In closing, I leave you with these words of St. Paul of the Cross. He said, “When you notice that your heart is moving away even the tiniest bit from that inner peace that comes from … the divine presence in the soul, stop and examine what the cause of this anxiety might be. Maybe it is some worry concerning your house or children, or some situation you cannot change at present. Bury it in God’s loving will.”8 Be calm and trust in God. Remember that nothing can happen to you without God’s permission. He loves you so much that He always has your greatest good at heart, and He will never abandon or forget you.

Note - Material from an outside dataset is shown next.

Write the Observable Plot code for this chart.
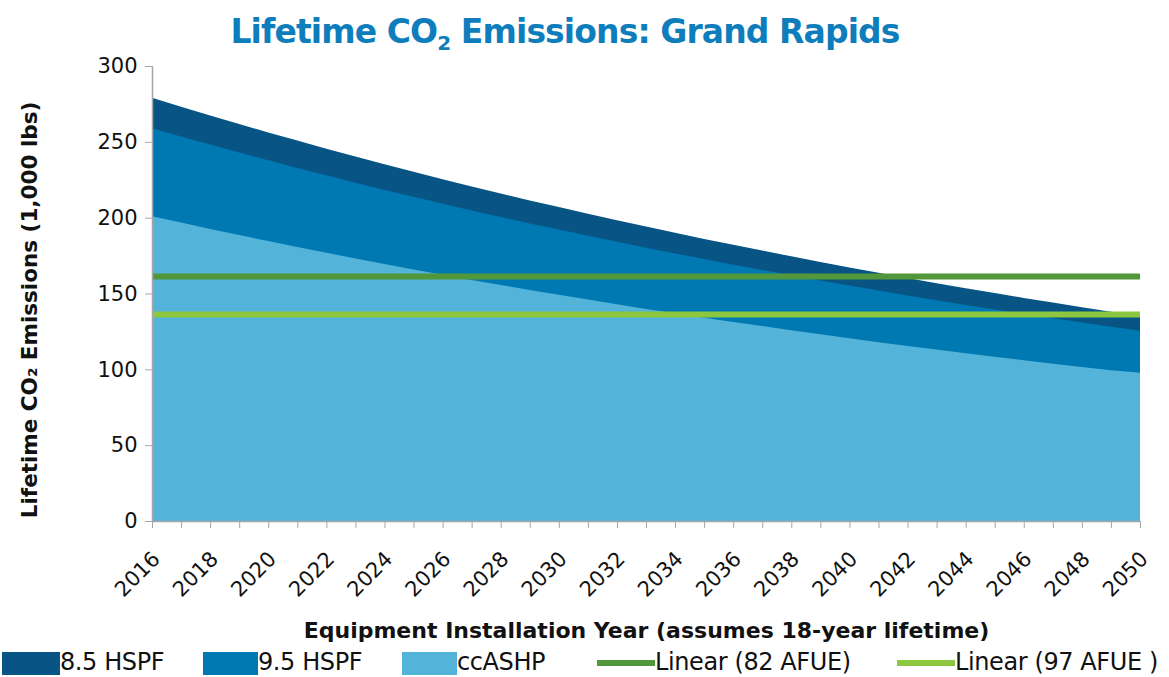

“Let nothing disturb you, nothing cause you fear. All things pass; God is unchanging. Patience obtains all. Whoever has God needs nothing else; God alone suffices.” ~ St. Teresa of Ávila
– Sharon van der Sloot
1 Cf. Anxiety Disorders Association of Canada, “Mental Health and Mental Illness,” June, 2003; Invited Submission to the Standing Senate Committee on Social Affairs, Science and Technology; available from http://anxietycanada.ca/english/pdf/kirby.pdf; Internet; accessed 14 January 2013.
2 Cf. Acts 3:1-10.
3 Cf. Rom 8:28.
4 See Ex 16:13-19.
5 Cf. Js 1:17.
6 Cf. Mt 19:26.
7 CCC, 2677.
8 Esper, Saintly Solutions to Life’s Common Problems, 13.